> YOUR INSTRUCTIONS
Pictures excluded, reproduce exactly the lines below from the one with "Reproduce this chart" through the one with "const PLOT_W = CHART_W", both included.
□ □ □ □
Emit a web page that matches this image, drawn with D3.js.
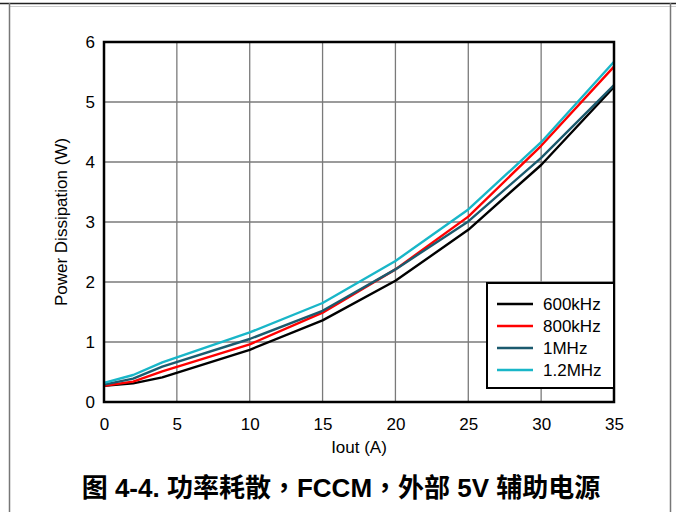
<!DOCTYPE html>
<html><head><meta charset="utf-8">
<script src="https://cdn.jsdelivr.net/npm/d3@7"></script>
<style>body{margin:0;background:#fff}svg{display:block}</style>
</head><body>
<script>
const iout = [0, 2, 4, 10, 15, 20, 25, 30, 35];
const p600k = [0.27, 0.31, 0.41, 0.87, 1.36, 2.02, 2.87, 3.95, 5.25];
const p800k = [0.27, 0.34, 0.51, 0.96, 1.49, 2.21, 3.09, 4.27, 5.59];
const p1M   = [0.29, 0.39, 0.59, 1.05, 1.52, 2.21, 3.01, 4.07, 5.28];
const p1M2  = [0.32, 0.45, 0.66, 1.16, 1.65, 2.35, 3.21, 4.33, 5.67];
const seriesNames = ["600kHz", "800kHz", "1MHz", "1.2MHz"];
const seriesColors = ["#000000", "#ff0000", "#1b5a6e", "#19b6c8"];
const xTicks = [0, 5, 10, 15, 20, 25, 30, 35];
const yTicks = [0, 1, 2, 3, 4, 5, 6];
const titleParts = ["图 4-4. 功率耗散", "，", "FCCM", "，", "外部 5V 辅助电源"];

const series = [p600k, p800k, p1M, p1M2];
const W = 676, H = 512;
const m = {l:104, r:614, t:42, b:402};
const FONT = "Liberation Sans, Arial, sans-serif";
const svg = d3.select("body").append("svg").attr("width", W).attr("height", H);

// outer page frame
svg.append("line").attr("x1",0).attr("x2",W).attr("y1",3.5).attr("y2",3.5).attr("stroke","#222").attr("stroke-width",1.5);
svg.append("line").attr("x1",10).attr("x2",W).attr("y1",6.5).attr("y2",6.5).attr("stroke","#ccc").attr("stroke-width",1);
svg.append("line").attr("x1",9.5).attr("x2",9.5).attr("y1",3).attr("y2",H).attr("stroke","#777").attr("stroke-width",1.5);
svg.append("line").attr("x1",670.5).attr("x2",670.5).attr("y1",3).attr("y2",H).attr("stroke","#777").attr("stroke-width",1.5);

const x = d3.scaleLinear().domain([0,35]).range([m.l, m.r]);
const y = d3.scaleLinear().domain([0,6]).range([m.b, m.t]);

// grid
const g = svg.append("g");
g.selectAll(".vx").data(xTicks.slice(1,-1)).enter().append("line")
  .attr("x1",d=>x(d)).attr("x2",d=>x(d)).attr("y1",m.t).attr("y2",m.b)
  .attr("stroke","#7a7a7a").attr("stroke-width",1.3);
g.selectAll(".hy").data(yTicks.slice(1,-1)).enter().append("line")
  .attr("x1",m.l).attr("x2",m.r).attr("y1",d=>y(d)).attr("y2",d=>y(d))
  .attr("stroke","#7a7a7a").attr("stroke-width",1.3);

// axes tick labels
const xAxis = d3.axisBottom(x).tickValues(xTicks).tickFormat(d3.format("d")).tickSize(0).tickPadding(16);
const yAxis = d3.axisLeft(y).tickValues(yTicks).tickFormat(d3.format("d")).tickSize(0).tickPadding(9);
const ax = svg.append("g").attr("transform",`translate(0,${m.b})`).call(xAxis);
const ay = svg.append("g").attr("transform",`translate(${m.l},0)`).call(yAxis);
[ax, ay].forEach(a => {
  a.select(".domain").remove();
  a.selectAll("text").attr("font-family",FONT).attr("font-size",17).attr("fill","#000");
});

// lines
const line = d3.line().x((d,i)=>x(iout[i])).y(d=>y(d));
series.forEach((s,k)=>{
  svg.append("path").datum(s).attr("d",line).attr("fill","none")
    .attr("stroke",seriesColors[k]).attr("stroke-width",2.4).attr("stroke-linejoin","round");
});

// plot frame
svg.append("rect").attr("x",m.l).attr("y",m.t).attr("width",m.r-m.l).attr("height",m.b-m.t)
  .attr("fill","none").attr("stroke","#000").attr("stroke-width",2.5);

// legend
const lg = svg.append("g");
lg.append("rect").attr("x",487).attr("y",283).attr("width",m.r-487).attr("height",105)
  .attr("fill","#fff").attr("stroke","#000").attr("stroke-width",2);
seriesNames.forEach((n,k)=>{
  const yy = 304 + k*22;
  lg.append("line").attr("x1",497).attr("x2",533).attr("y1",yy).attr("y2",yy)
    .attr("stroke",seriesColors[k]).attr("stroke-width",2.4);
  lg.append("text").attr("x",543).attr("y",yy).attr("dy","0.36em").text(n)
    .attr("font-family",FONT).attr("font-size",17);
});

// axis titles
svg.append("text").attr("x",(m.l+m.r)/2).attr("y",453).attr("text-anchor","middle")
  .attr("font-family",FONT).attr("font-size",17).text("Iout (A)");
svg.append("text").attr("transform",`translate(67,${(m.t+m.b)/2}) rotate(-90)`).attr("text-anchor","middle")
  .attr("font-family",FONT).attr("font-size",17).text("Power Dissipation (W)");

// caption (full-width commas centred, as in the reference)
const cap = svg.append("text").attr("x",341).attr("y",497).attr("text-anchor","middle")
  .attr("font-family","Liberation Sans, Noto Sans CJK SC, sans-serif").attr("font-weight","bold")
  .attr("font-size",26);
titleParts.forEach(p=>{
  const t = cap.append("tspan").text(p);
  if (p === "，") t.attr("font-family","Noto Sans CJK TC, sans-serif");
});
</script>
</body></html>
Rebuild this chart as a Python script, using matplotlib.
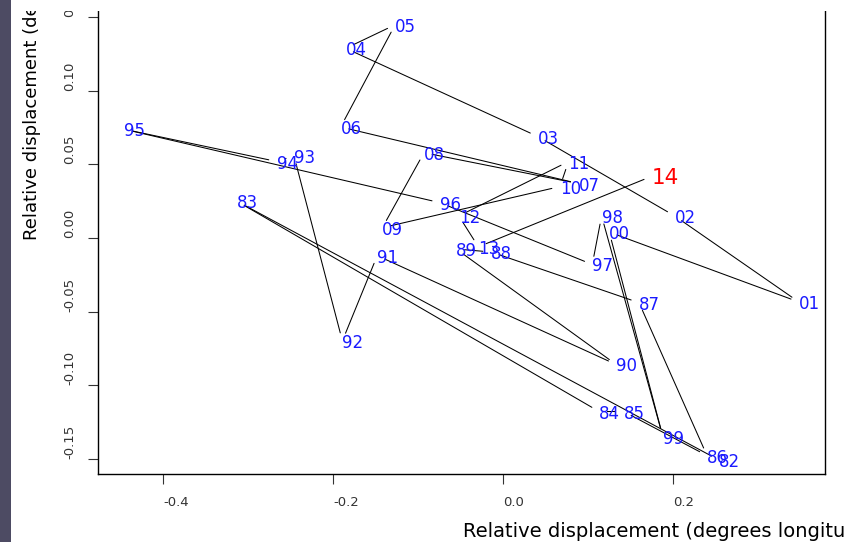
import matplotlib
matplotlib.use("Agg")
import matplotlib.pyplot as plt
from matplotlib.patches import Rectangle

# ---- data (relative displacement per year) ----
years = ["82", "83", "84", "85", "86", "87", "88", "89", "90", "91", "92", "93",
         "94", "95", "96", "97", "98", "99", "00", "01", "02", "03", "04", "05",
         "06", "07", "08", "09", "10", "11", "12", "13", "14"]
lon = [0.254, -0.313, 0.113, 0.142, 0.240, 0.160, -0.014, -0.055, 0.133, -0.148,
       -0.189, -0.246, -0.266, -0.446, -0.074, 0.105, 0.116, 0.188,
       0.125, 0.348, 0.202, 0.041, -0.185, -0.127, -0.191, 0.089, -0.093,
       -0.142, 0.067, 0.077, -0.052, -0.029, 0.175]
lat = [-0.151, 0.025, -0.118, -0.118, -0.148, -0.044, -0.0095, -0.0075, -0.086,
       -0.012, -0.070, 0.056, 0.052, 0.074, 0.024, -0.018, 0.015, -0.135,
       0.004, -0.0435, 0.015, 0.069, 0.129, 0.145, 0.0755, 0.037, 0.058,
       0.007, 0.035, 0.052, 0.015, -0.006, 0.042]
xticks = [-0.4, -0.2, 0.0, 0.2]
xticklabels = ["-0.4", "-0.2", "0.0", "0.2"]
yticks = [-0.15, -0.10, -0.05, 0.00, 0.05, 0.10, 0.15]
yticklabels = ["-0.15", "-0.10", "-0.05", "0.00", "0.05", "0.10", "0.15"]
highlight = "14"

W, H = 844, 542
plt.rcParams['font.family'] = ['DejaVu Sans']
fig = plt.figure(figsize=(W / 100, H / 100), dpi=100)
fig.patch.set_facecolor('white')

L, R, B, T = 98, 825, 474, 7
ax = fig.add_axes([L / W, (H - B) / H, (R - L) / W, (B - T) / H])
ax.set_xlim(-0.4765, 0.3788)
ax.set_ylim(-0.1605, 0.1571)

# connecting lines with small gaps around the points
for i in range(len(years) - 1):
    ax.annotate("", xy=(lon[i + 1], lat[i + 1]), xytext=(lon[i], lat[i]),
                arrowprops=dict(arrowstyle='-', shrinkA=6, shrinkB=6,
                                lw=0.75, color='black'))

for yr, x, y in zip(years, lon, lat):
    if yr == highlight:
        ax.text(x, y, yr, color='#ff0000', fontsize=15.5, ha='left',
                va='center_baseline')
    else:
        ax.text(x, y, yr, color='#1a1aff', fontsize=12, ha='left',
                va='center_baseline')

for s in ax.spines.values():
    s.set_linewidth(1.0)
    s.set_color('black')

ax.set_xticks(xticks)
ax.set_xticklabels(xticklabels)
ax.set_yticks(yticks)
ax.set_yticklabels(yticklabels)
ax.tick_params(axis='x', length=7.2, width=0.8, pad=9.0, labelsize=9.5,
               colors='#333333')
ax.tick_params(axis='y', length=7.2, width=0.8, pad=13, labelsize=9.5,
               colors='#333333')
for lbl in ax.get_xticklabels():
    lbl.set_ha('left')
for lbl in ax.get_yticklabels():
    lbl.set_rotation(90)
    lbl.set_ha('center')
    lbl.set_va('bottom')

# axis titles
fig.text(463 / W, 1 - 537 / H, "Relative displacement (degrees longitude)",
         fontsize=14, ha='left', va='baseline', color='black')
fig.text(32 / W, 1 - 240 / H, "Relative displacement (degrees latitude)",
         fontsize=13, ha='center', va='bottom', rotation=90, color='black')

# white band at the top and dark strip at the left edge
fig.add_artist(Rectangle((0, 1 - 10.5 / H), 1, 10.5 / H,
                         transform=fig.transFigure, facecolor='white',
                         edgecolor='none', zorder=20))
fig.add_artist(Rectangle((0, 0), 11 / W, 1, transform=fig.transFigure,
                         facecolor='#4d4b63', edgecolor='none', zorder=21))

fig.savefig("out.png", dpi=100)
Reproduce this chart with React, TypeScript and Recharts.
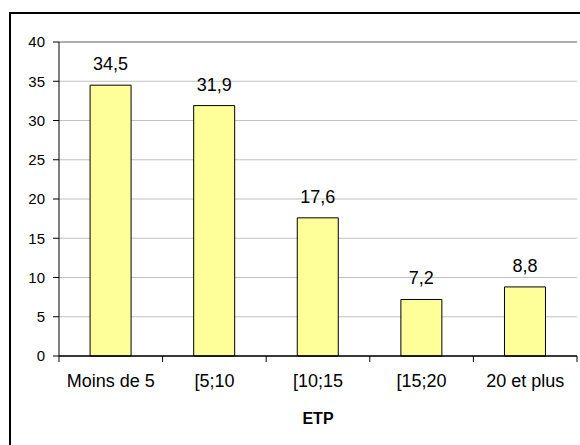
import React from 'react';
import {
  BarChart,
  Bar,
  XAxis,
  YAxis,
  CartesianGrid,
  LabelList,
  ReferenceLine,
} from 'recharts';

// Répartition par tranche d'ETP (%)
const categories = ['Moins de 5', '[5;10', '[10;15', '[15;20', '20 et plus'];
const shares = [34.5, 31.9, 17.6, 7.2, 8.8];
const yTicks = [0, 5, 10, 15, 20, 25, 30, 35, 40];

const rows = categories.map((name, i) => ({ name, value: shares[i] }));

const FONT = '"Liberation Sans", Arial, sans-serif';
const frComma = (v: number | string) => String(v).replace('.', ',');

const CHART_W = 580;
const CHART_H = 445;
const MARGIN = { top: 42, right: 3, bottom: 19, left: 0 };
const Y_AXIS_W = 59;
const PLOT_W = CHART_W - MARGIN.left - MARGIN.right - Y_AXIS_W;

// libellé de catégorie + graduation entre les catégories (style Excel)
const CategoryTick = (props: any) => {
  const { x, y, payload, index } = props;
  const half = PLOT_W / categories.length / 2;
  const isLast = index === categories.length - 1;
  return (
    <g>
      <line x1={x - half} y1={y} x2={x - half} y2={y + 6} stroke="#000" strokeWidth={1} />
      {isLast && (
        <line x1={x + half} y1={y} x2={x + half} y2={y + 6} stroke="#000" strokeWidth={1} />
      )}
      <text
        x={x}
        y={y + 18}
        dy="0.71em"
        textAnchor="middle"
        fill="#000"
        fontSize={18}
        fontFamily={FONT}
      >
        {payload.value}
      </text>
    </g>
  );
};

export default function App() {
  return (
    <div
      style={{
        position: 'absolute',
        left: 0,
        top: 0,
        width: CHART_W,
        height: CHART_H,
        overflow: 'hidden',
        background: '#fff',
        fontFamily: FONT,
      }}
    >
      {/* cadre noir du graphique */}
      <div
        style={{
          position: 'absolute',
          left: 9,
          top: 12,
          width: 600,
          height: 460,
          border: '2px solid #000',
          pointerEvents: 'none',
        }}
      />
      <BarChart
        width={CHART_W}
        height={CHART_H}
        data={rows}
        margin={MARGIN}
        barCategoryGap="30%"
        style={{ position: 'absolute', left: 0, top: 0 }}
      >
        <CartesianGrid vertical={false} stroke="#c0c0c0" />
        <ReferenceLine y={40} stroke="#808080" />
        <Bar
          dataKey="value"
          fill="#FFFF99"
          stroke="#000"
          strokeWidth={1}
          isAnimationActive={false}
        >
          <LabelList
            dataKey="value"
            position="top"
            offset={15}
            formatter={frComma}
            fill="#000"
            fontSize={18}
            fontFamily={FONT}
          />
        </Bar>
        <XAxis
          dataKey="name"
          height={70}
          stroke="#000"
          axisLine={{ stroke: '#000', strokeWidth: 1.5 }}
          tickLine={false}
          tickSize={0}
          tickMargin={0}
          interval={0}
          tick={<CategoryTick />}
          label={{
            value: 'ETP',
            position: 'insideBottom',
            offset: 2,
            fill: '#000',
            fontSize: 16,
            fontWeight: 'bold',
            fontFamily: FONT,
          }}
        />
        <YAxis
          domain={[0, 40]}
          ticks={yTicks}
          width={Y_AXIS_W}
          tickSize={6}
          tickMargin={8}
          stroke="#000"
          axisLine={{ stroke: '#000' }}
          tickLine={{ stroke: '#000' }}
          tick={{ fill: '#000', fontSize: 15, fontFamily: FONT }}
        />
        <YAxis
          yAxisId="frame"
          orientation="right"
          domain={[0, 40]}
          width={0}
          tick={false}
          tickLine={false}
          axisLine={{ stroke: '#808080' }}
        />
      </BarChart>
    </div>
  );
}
□ □ □ □
> RESULT OF THE TASK
Reproduce this chart with React, TypeScript and Recharts.
import React from 'react';
import {
  BarChart,
  Bar,
  XAxis,
  YAxis,
  CartesianGrid,
  LabelList,
  ReferenceLine,
} from 'recharts';

// Répartition par tranche d'ETP (%)
const categories = ['Moins de 5', '[5;10', '[10;15', '[15;20', '20 et plus'];
const shares = [34.5, 31.9, 17.6, 7.2, 8.8];
const yTicks = [0, 5, 10, 15, 20, 25, 30, 35, 40];

const rows = categories.map((name, i) => ({ name, value: shares[i] }));

const FONT = '"Liberation Sans", Arial, sans-serif';
const frComma = (v: number | string) => String(v).replace('.', ',');

const CHART_W = 580;
const CHART_H = 445;
const MARGIN = { top: 42, right: 3, bottom: 19, left: 0 };
const Y_AXIS_W = 59;
const PLOT_W = CHART_W - MARGIN.left - MARGIN.right - Y_AXIS_W;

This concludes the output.